Homeowners who have lost their jobs can claim after 13 weeks and for interest charged on up to the first 200,000 pounds of their outstanding mortgage. Mortgages higher than 200,000 pounds will still qualify for support but homeowners would have to top up interest for the amount borrowed above 200,000 pounds.
Those homeowners wanting to claim mortgage support should contact their Jobcentre Plus. If you are already getting Jobseeker's Allowance, you will only be able to claim help with housing costs for a maximum of two years. There is no time limit for existing claimants or to new claims from those receiving pension credit, income support, or income-related employment and support allowances.
The government say that they have made sure that as many people as possible will benefit from the support with their mortgage interest payments. A spokesperson said, "We don't want anyone who is worried about paying their mortgage to have to wait any longer than they need to for this financial help."
The amount homeowners can receive towards their mortgage interest under SMI is based on the assumption that they have to pay interest at 6.08 per cent - and that's irrespective of what they are actually paying. The government then pays the interest payments directly to their mortgage lender.
A spokesperson from Shelter, the housing charity, commentated: "Support for Mortgage Interest is welcome news for anyone struggling with their mortgage as a result of redundancy. It could make all the difference in keeping a roof over their heads." However, with 75,000 homes expected to be repossessed in the coming 12 months, hundreds of thousands of first time buyers priced out of the market, and millions stuck on waiting lists for council houses, the Government's help still is not going far enough.

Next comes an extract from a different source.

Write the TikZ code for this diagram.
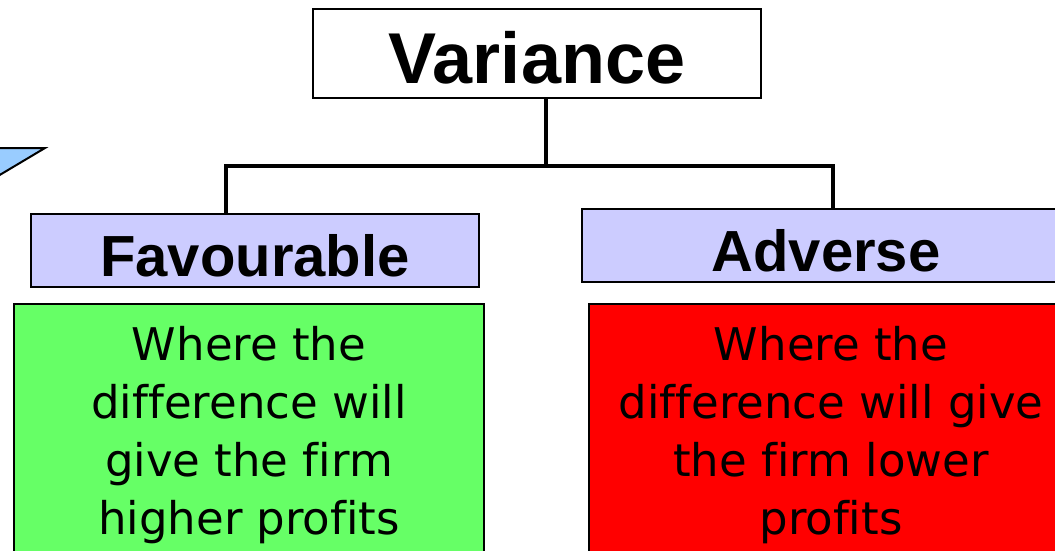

The Government still has to consider longer term reform to safety nets for homeowners and must continue to make sure mortgage lenders use repossession only as a last resort. Whilst there remains much to do it can be said that they have already had some success in this regard. In response to government pressure, mortgage lenders have by and large agreed to delay repossession proceedings until six months after the mortgage holder first went into default. Bearing in mind the delays in getting cases before the courts and the subsequent implementation periods, most homeowners can remain in their home for 12 months after their first payment default.